Esta segunda-feira, o Hamas anunciou entretanto a libertação de mais duas reféns – depois de mãe e filha norte-americanas, ainda na sexta-feira. O grupo terrorista, que está a negociar através do Qatar e do Egito, alega razões humanitárias para esta nova ação, mas com libertações a conta-gotas continua a pressionar Israel para atrasar a ofensiva terrestre. As libertadas são duas israelitas, Nurit Yitzhak e Yocheved Lifshitz, que o Hamas tinha dito no fim de semana que se tinha oferecido já para libertar, alegando que Israel tinha recusado. Netanyahu reagiu na altura falando em “propaganda mentirosa” e reiterando que continuará a fazer tudo para garantir que todos os reféns regressam a casa.

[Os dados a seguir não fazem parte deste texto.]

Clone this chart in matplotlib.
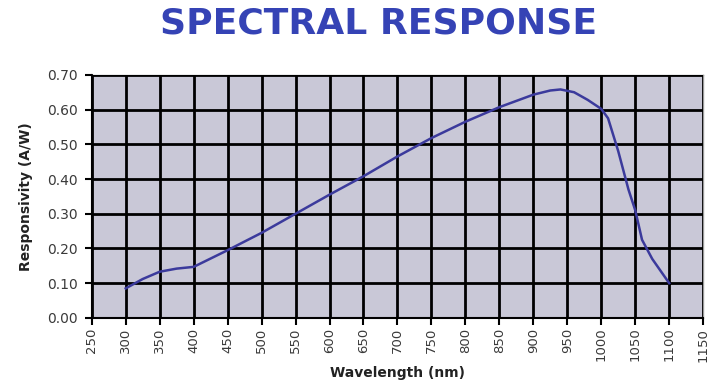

Para já, Israel prossegue os bombardeamentos. Segundo as contas das autoridades locais, isto é, do Hamas, já morreram mais de cinco mil pessoas nesses ataques israelitas desde 7 de outubro. Dois dias depois, Israel decretou o cerco total ao território, desligando a eletricidade e a água, e o combustível, que alimenta muitos geradores, está a escassear. Aos poucos, a ajuda humanitária vai entrando pela fronteira sul, com o Egito, mas em valores insuficientes para responder às necessidades dos dois milhões de palestinianos que estão impossibilitados de sair do território.

Para permitir a entrada de mais ajuda humanitária, a União Europeia está a equacionar pedir uma “pausa humanitária” – os líderes dos 27 vão discutir o tema na cimeira de quinta e sexta-feira. Os chefes da diplomacia europeus reiteraram ontem, após uma reunião em Bruxelas, que “Israel tem o direito a defender-se”, mas “de acordo com o Direito Humanitário Internacional”. Os EUA já disseram contudo ser contra um cessar-fogo, com o porta-voz do Departamento de Estado, Matthew Miller, a alegar que este “daria ao Hamas tempo para descansar, para se reabilitar e para se preparar para continuar a lançar ataques terroristas contra Israel”. O Conselho de Segurança das Nações Unidas deverá analisar de novo o tema na quinta-feira.